Bitcoin is often called decentralized, but that is a half-truth that ignores the reality of the mining stack. For years, the actual construction of blocks has been gatekept by a handful of massive mining pools, creating a bottleneck that contradicts the core premise of the network.
The Centralization Trap
Most people look at the hash rate distribution and see a dozen different logos. They think that means diversity. It does not. Historically, the pool operators decide which transactions go into a block and which do not. The individual miners, the ones actually burning the electricity and running the silicon, have had zero say in the matter. They simply point their machines at a pool and get paid. This is a single point of failure. If a regulator or a malicious actor subverts a few major pools, they gain functional control over what gets confirmed on the Bitcoin ledger. This isn't just a technical quirk. It is a massive enterprise risk for anyone building on top of this network. If you are an investor or a founder, you are currently trusting a small circle of pool operators to keep the pipes clean. That is not a system; it is a vulnerability.
Infrastructure Is The Only Moat
Bitcoin Magazine reports that the DMND mining pool and GoMining have mined the first known Bitcoin block using the Stratum V2 Job Declaration feature. This is not just a software update. It is a shift in the power dynamic of the network. For the first time, a miner has constructed their own block template rather than accepting one handed down by a pool. This is the difference between being a subcontractor and being the general contractor. In the old Stratum V1 world, the pool was the brain and the miners were the muscle. V2 allows the muscle to start thinking for itself. As an operator, you have to understand that decentralization is not a dormant state. It is an active process of removing intermediaries. When you remove the pool's ability to dictate block content, you kill the censorship vector. You also increase the efficiency of the communication between the machine and the pool, reducing the bandwidth required and the latency that eats into margins.
True decentralization is not found in the marketing copy; it is found in who owns the right to say no to a transaction.
The Framework Of Sovereign Hashing
Founders and investors need to evaluate mining operations through a new lens of sovereign hashing. The old model was based purely on cost of power and fleet efficiency. The new model is based on autonomy. There are three stages to this framework that define how a mining company will survive the next decade. First is the connectivity layer, where protocols like Stratum V2 reduce the data overhead. Second is the selection layer, where the miner exerts control over the block template. Third is the audit layer, where the network can verify that the decentralization is actually happening. GoMining using this Job Declaration feature proves that the technology is finally moving out of the theoretical phase and into production. This is the proof of concept for a more resilient network. If you are backing a mining operation that is still clinging to V1 architecture, you are backing a company that is choosing to remain a dependent variable. In a volatile market, dependencies are liabilities.
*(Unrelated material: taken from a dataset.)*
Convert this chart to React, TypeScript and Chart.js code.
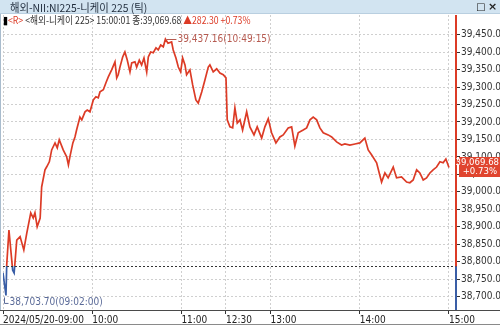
import { useEffect, useRef } from 'react';
import { Chart, registerables } from 'chart.js';

Chart.register(...registerables);

// ---- data ----
const TIMES: string[] = [
  '09:00:00', '09:01:00', '09:02:00', '09:02:30', '09:04:00', '09:06:30', '09:07:30', '09:09:15',
  '09:11:30', '09:14:00', '09:16:00', '09:18:40', '09:20:20', '09:21:30', '09:23:00', '09:25:00',
  '09:26:00', '09:28:15', '09:29:20', '09:31:10', '09:32:45', '09:35:00', '09:36:30', '09:37:50',
  '09:40:30', '09:42:50', '09:44:00', '09:45:00', '09:47:00', '09:48:25', '09:49:30', '09:51:45',
  '09:53:00', '09:55:10', '09:56:40', '09:58:30', '10:00:45', '10:02:30', '10:04:05', '10:05:15',
  '10:07:30', '10:09:15', '10:10:50', '10:13:05', '10:15:20', '10:16:30', '10:17:30', '10:18:40',
  '10:20:30', '10:22:00', '10:23:35', '10:25:25', '10:26:35', '10:28:45', '10:29:55', '10:31:40',
  '10:33:15', '10:34:50', '10:36:40', '10:37:45', '10:39:20', '10:41:05', '10:42:55', '10:44:25',
  '10:46:05', '10:47:50', '10:49:15', '10:51:00', '10:53:25', '10:54:30', '10:56:20', '10:57:55',
  '10:59:30', '11:00:50', '11:02:25', '11:03:30', '11:05:45', '11:07:35', '11:09:45', '11:11:20',
  '11:13:40', '11:15:50', '11:18:05', '11:19:10', '11:21:25', '11:23:45', '11:25:55', '11:28:10',
  '11:30:00', '12:30:50', '12:32:40', '12:34:30', '12:36:00', '12:37:35', '12:39:25', '12:41:10',
  '12:43:55', '12:46:05', '12:48:50', '12:51:00', '12:54:00', '12:56:10', '12:58:25', '13:00:40',
  '13:03:35', '13:06:15', '13:08:30', '13:11:50', '13:14:10', '13:16:20', '13:18:35', '13:21:55',
  '13:24:15', '13:26:30', '13:28:40', '13:31:00', '13:33:10', '13:35:25', '13:38:45', '13:41:05',
  '13:44:25', '13:47:45', '13:50:00', '13:53:20', '13:56:45', '14:00:05', '14:03:25', '14:05:40',
  '14:07:55', '14:11:20', '14:13:05', '14:14:40', '14:16:55', '14:19:05', '14:22:30', '14:24:45',
  '14:28:05', '14:31:30', '14:33:40', '14:35:55', '14:38:15', '14:40:25', '14:42:40', '14:44:55',
  '14:47:10', '14:49:20', '14:51:40', '14:53:55', '14:56:05', '14:57:55', '15:00:00',
];

const PRICES: number[] = [
  38768, 38735, 38703.7, 38791, 38891, 38776, 38768, 38862,
  38872, 38834, 38882, 38940, 38925, 38940, 38900, 38925,
  39014, 39063, 39071, 39086, 39120, 39140, 39126, 39149,
  39120, 39100, 39077, 39100, 39140, 39157, 39177, 39214,
  39206, 39229, 39234, 39229, 39263, 39272, 39269, 39286,
  39292, 39312, 39329, 39349, 39372, 39326, 39335, 39357,
  39386, 39400, 39377, 39343, 39369, 39372, 39357, 39377,
  39363, 39383, 39343, 39386, 39400, 39398, 39412, 39406,
  39420, 39415, 39437.16, 39425, 39429, 39406, 39383, 39357,
  39343, 39383, 39363, 39335, 39349, 39306, 39263, 39254,
  39286, 39320, 39357, 39363, 39343, 39352, 39340, 39335,
  39326, 39206, 39186, 39183, 39240, 39197, 39206, 39177,
  39229, 39186, 39163, 39186, 39154, 39186, 39209, 39169,
  39140, 39157, 39163, 39183, 39186, 39131, 39169, 39177,
  39183, 39206, 39214, 39206, 39183, 39169, 39163, 39157,
  39143, 39134, 39137, 39134, 39137, 39140, 39154, 39120,
  39106, 39083, 39054, 39028, 39054, 39040, 39071, 39040,
  39043, 39028, 39026, 39034, 39063, 39054, 39034, 39040,
  39054, 39063, 39071, 39086, 39083, 39094, 39069.68,
];

const PREV_CLOSE = 38787.38;
const LAST_PRICE = 39069.68;
const LAST_TIME = '15:00:01';
const CHANGE = 282.3;
const CHANGE_PCT = 0.73;
const HIGH_TIME = '10:49:15';
const HIGH_PRICE = 39437.16;
const LOW_TIME = '09:02:00';
const LOW_PRICE = 38703.7;

const Y_TICKS: number[] = [
  38700, 38750, 38800, 38850, 38900, 38950, 39000, 39050,
  39100, 39150, 39200, 39250, 39300, 39350, 39400, 39450,
];
const X_TICK_TIMES: string[] = ['09:00', '10:00', '11:00', '12:30', '13:00', '14:00', '15:00'];
const X_TICK_LABELS: string[] = ['2024/05/20-09:00', '10:00', '11:00', '12:30', '13:00', '14:00', '15:00'];

const TITLE = '해외-NII:NI225-니케이 225 (틱)';
const SUBTITLE_NAME = '<해외-니케이 225>';

// ---- helpers ----
const RED = '#dc3b26';
const BLUE = '#3a5ea6';
const NARROW = '"Liberation Sans Narrow", "DejaVu Sans Condensed", "Liberation Sans", sans-serif';

function tradingMinute(t: string): number {
  const parts = t.split(':').map(Number);
  const clock = parts[0] * 60 + parts[1] + (parts[2] || 0) / 60;
  const open = 9 * 60;
  const amClose = 11 * 60 + 30;
  const pmOpen = 12 * 60 + 30;
  if (clock <= amClose) return clock - open;
  return 150 + (clock - pmOpen);
}

const fmt = (v: number) =>
  v.toLocaleString('en-US', { minimumFractionDigits: 2, maximumFractionDigits: 2 });

const overlayPlugin = {
  id: 'overlay',
  afterDatasetsDraw(chart: any) {
    const { ctx, chartArea, scales } = chart;
    const xs = scales.x;
    const ys = scales.y;
    const yBase = Math.round(ys.getPixelForValue(PREV_CLOSE)) + 0.5;
    ctx.save();
    // previous close dashed line
    ctx.strokeStyle = '#333';
    ctx.lineWidth = 1;
    ctx.setLineDash([2, 2]);
    ctx.beginPath();
    ctx.moveTo(chartArea.left, yBase);
    ctx.lineTo(chartArea.right, yBase);
    ctx.stroke();
    ctx.setLineDash([]);

    // right axis line, red above / blue below the previous close
    const ax = chartArea.right - 1;
    ctx.lineWidth = 2;
    ctx.strokeStyle = RED;
    ctx.beginPath();
    ctx.moveTo(ax, chartArea.top);
    ctx.lineTo(ax, yBase);
    ctx.stroke();
    ctx.strokeStyle = BLUE;
    ctx.beginPath();
    ctx.moveTo(ax, yBase);
    ctx.lineTo(ax, chartArea.bottom);
    ctx.stroke();

    // high annotation
    const hx = xs.getPixelForValue(tradingMinute(HIGH_TIME));
    const hy = Math.round(ys.getPixelForValue(HIGH_PRICE)) + 0.5;
    ctx.lineWidth = 1;
    ctx.strokeStyle = '#b65a50';
    ctx.beginPath();
    ctx.moveTo(hx + 1, hy);
    ctx.lineTo(hx + 11, hy);
    ctx.stroke();
    ctx.fillStyle = '#b65a50';
    ctx.font = `10px ${NARROW}`;
    ctx.textBaseline = 'middle';
    ctx.textAlign = 'left';
    ctx.fillText(`${fmt(HIGH_PRICE)}(${HIGH_TIME})`, hx + 12, hy);

    // low annotation
    const lx = Math.round(xs.getPixelForValue(tradingMinute(LOW_TIME))) - 1.5;
    const ly = ys.getPixelForValue(LOW_PRICE);
    ctx.strokeStyle = '#5a6a98';
    ctx.beginPath();
    ctx.moveTo(lx, ly + 2);
    ctx.lineTo(lx, ly + 8);
    ctx.lineTo(lx + 4, ly + 8);
    ctx.stroke();
    ctx.fillStyle = '#5a6a98';
    ctx.fillText(`${fmt(LOW_PRICE)}(${LOW_TIME})`, lx + 5, ly + 7);

    // last price tag
    const py = ys.getPixelForValue(LAST_PRICE);
    const bx = chartArea.right + 1;
    const top = Math.round(py - 11);
    ctx.fillStyle = '#e0452f';
    ctx.beginPath();
    ctx.moveTo(bx - 2, top + 5);
    ctx.lineTo(bx + 1, top + 2);
    ctx.lineTo(bx + 1, top);
    ctx.lineTo(chart.width, top);
    ctx.lineTo(chart.width, top + 20);
    ctx.lineTo(bx + 1, top + 20);
    ctx.lineTo(bx + 1, top + 8);
    ctx.closePath();
    ctx.fill();
    ctx.fillStyle = '#fff';
    ctx.font = `9.5px ${NARROW}`;
    ctx.textAlign = 'right';
    ctx.fillText(fmt(LAST_PRICE), chart.width - 1, top + 5.5);
    ctx.fillText(`+${CHANGE_PCT.toFixed(2)}%`, chart.width - 3, top + 15);
    ctx.restore();
  },
  afterDraw(chart: any) {
    const { ctx, chartArea } = chart;
    ctx.save();
    ctx.lineWidth = 1;
    ctx.strokeStyle = '#4a4a4a';
    ctx.beginPath();
    ctx.moveTo(0, chartArea.bottom + 0.5);
    ctx.lineTo(chart.width, chartArea.bottom + 0.5);
    ctx.stroke();
    ctx.strokeStyle = '#8a8a8a';
    ctx.beginPath();
    ctx.moveTo(0, chart.height - 1.5);
    ctx.lineTo(chart.width, chart.height - 1.5);
    ctx.stroke();
    ctx.strokeStyle = '#a9bccd';
    ctx.beginPath();
    ctx.moveTo(0.5, 14);
    ctx.lineTo(0.5, chartArea.bottom);
    ctx.stroke();
    ctx.restore();
  },
};

function PriceChart() {
  const ref = useRef<HTMLCanvasElement | null>(null);

  useEffect(() => {
    document.body.style.margin = '0';
    if (!ref.current) return;
    const points = TIMES.map((t, i) => ({ x: tradingMinute(t), y: PRICES[i] }));
    const chart = new Chart(ref.current, {
      type: 'line',
      data: {
        datasets: [
          {
            data: points,
            borderWidth: 1.7,
            pointRadius: 0,
            tension: 0,
            borderColor: (c: any) => {
              const ch = c.chart;
              const area = ch.chartArea;
              if (!area) return RED;
              const yb = ch.scales.y.getPixelForValue(PREV_CLOSE);
              let f = (yb - area.top) / (area.bottom - area.top);
              f = Math.min(1, Math.max(0, f));
              const g = ch.ctx.createLinearGradient(0, area.top, 0, area.bottom);
              g.addColorStop(0, RED);
              g.addColorStop(f, RED);
              g.addColorStop(f, BLUE);
              g.addColorStop(1, BLUE);
              return g;
            },
          },
        ],
      },
      options: {
        animation: false,
        responsive: false,
        events: [],
        layout: { padding: { left: 3, top: 15, right: 0, bottom: 0 } },
        plugins: { legend: { display: false }, tooltip: { enabled: false } },
        scales: {
          x: {
            type: 'linear',
            min: 0,
            max: 305.4,
            afterBuildTicks: (s: any) => {
              s.ticks = X_TICK_TIMES.map((t) => ({ value: tradingMinute(t) }));
            },
            afterFit: (s: any) => {
              s.height = 16;
            },
            ticks: {
              autoSkip: false,
              maxRotation: 0,
              minRotation: 0,
              align: 'start',
              padding: 0,
              color: '#222',
              font: { family: NARROW, size: 10 },
              callback: (_v: any, i: number) => X_TICK_LABELS[i],
            },
            grid: {
              color: '#cfcfcf',
              tickColor: '#333',
              tickLength: 4,
              tickBorderDash: [],
            },
            border: { display: false, dash: [2, 2] },
          },
          y: {
            position: 'right',
            min: 38662,
            max: 39506,
            afterBuildTicks: (s: any) => {
              s.ticks = Y_TICKS.map((v) => ({ value: v }));
            },
            afterFit: (s: any) => {
              s.width = 43;
            },
            ticks: {
              autoSkip: false,
              padding: 1,
              color: '#333',
              font: { family: NARROW, size: 10 },
              callback: (v: any) => fmt(Number(v)),
            },
            grid: {
              color: '#cfcfcf',
              tickColor: '#333',
              tickLength: 3,
              tickBorderDash: [],
            },
            border: { display: false, dash: [2, 2] },
          },
        },
      } as any,
      plugins: [overlayPlugin],
    });
    return () => chart.destroy();
  }, []);

  return (
    <canvas
      ref={ref}
      width={500}
      height={326}
      style={{ position: 'absolute', left: 0, top: 0, width: 500, height: 326 }}
    />
  );
}

export default function App() {
  const txt = { fontFamily: '"Liberation Sans Narrow", "Noto Sans CJK KR", sans-serif' };
  return (
    <div style={{ position: 'relative', width: 500, height: 326, background: '#fff', overflow: 'hidden' }}>
      <PriceChart />
      <div
        style={{
          position: 'absolute', left: 0, top: 0, width: 500, height: 14,
          background: '#d2e4f1', borderBottom: '1px solid #b9cfe0', boxSizing: 'border-box',
        }}
      >
        <span
          style={{
            ...txt, position: 'absolute', left: 10, top: 0, fontSize: 11, lineHeight: '14px',
            color: '#1e2a3a', whiteSpace: 'nowrap', transform: 'scaleX(0.94)', transformOrigin: 'left center',
          }}
        >
          {TITLE}
        </span>
        <span style={{ position: 'absolute', left: 476, top: 0, fontSize: 10, lineHeight: '14px', color: '#222', fontFamily: 'DejaVu Sans' }}>□</span>
        <span style={{ position: 'absolute', left: 488, top: 0, fontSize: 11, lineHeight: '13px', color: '#222', fontWeight: 'bold', fontFamily: 'DejaVu Sans' }}>×</span>
      </div>
      <div
        style={{
          ...txt, position: 'absolute', left: 3, top: 14, height: 12, fontSize: 10.5,
          lineHeight: '12px', whiteSpace: 'nowrap', color: '#333',
          transform: 'scaleX(0.83)', transformOrigin: 'left center',
        }}
      >
        <span style={{ color: '#000' }}>▮</span>
        <span style={{ color: RED }}>{'<R>'}</span>{' '}
        <span>{SUBTITLE_NAME}</span>{' '}
        <span>{LAST_TIME}</span>{' '}
        <span>종:{fmt(LAST_PRICE)}</span>{' '}
        <span style={{ color: RED }}>▲{fmt(CHANGE)} +{CHANGE_PCT.toFixed(2)}%</span>
      </div>
    </div>
  );
}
Patterns Of Institutional Adoption
We saw this same pattern in the early days of the internet with the shift from centralized mainframes to distributed client-server models. The incumbents resisted because they liked the control. The builders pushed because they needed the reliability. DMND and GoMining are signaling that the era of the passive miner is ending. When a miner constructs their own template, they are protecting their own business interest against outside pressure. This is a pattern of maturity. We have seen the same evolution in software development with the move toward open-source libraries that allow for local customization. The network is getting harder to kill because the points of control are being ground down into smaller and smaller pieces. This is exactly what institutional investors should be looking for. It reduces the tail risk of a coordinated attack on the network's consensus layer.
- Decouple your operations from centralized points of failure at the protocol level.
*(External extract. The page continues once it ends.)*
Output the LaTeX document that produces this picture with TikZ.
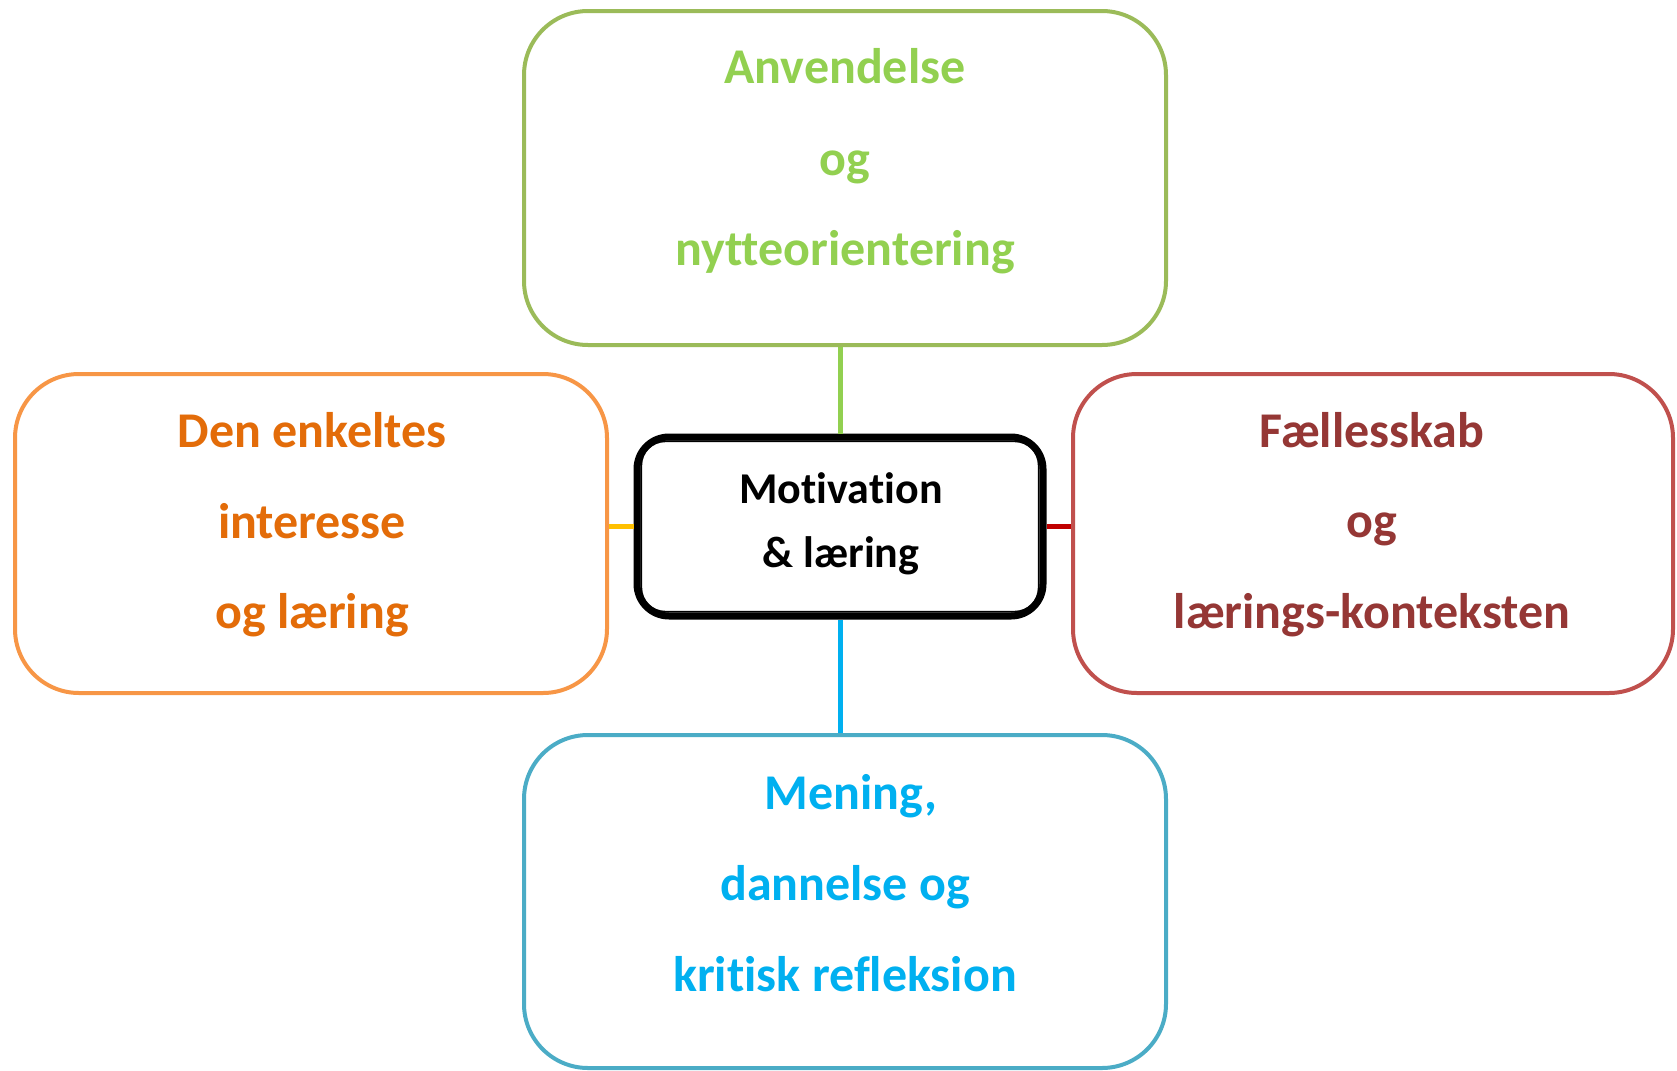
\documentclass[tikz,border=0pt]{standalone}
\usepackage{fontspec}
\setmainfont[RawFeature={-liga;-clig;-dlig}]{Carlito}
\definecolor{grnB}{HTML}{9BBB59}
\definecolor{grnT}{HTML}{92D050}
\definecolor{orgB}{HTML}{F79646}
\definecolor{orgT}{HTML}{E36C09}
\definecolor{redB}{HTML}{C0504D}
\definecolor{redT}{HTML}{953735}
\definecolor{bluB}{HTML}{4BACC6}
\definecolor{bluT}{HTML}{00B0F0}
\definecolor{yelC}{HTML}{FFC000}
\definecolor{redC}{HTML}{C00000}
\begin{document}
\begin{tikzpicture}[x=0.5pt,y=-0.5pt,
  box/.style={draw, rounded corners=32pt, line width=2pt, fill=white, inner sep=0pt},
  lbl/.style={anchor=base, inner sep=0pt, font=\fontsize{25}{30}\selectfont\bfseries},
  clbl/.style={anchor=base, inner sep=0pt, font=\fontsize{22}{26}\selectfont\bfseries},
  conn/.style={line width=2.5pt}]
\useasboundingbox (0,0) rectangle (1677,1071);
% boxes
\node[box, draw=grnB, minimum width=321pt, minimum height=167pt] (top) at (845,178) {};
\node[box, draw=orgB, minimum width=296pt, minimum height=159.5pt] (left) at (311,533.5) {};
\node[box, draw=redB, minimum width=300pt, minimum height=159.5pt] (right) at (1373,533.5) {};
\node[box, draw=bluB, minimum width=321pt, minimum height=166.5pt] (bot) at (845,901.5) {};
\node[draw=black, line width=3.5pt, rounded corners=16pt, fill=white, inner sep=0pt,
      minimum width=203pt, minimum height=89.5pt] (c) at (840,526.5) {};
\draw[line width=0.9pt, rounded corners=12pt] ([shift={(3.9pt,-3.9pt)}]c.north west) rectangle ([shift={(-3.9pt,3.9pt)}]c.south east);
% connectors
\draw[conn, grnT] (c.north) -- (c.north |- top.south);
\draw[conn, bluT] (c.south) -- (c.south |- bot.north);
\draw[conn, yelC] (c.west) -- (c.west -| left.east);
\draw[conn, redC] (c.east) -- (c.east -| right.west);
% texts
\node[lbl, text=grnT] (t1) at (845,83) {Anvendelse};
\node[lbl, text=grnT] (t2) at (845,175) {og};
\node[lbl, text=grnT] (t3) at (845,265) {nytteorientering};
\node[lbl, text=orgT] (l1) at (312,447) {Den enkeltes};
\node[lbl, text=orgT] (l2) at (312,538) {interesse};
\node[lbl, text=orgT] (l3) at (312,628) {og læring};
\node[lbl, text=redT] (r1) at (1372,447) {Fællesskab};
\node[lbl, text=redT] (r2) at (1372,537) {og};
\node[lbl, text=redT] (r3) at (1372,628) {lærings-konteksten};
\node[lbl, text=bluT] (b1) at (851,809) {Mening,};
\node[lbl, text=bluT] (b2) at (845,900) {dannelse og};
\node[lbl, text=bluT] (b3) at (845,991) {kritisk refleksion};
\node[clbl] (m1) at (841,503) {Motivation};
\node[clbl] (m2) at (841,567) {\& læring};
\end{tikzpicture}
\end{document}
- Prioritize bandwidth efficiency to protect your margins as the network scales.
- Audit the technical stack of your partners to ensure they are moving toward V2 standards.
- Recognize that censorship resistance is a feature of the bottom-up architecture, not the top-down narrative.
The Execution Speed Trap
The biggest mistake operators make is waiting for a standard to become mandatory before they adopt it. By the time every pool is running Stratum V2, the competitive advantage of being a sovereign miner will be priced in. GoMining and DMND are moving now because they understand that execution speed on the infrastructure side translates directly to brand authority. If you want to be seen as a leader in this space, you have to do the hard work of implementing new standards before they are easy. Building your own templates requires a deeper level of technical competence than simply plugging in machines. It requires a team that understands the protocol, not just the hardware. This is how you build a brand that lasts. You do it through execution and technical leadership, not through flashy marketing or empty promises of decentralization. You prove it by mining the block yourself.
The Takeaway
The successful mining of a block via Stratum V2 Job Declaration marks the beginning of the end for centralized pool control over Bitcoin transactions. This shift from passive hashing to active block construction is the most significant upgrade to network resilience in years. If you are an operator or investor, stop focusing on simple hash rate and start auditing your stack for protocol-level autonomy. Immediate next step: Review your mining partner's roadmap for Stratum V2 implementation and demand a timeline for Job Declaration support.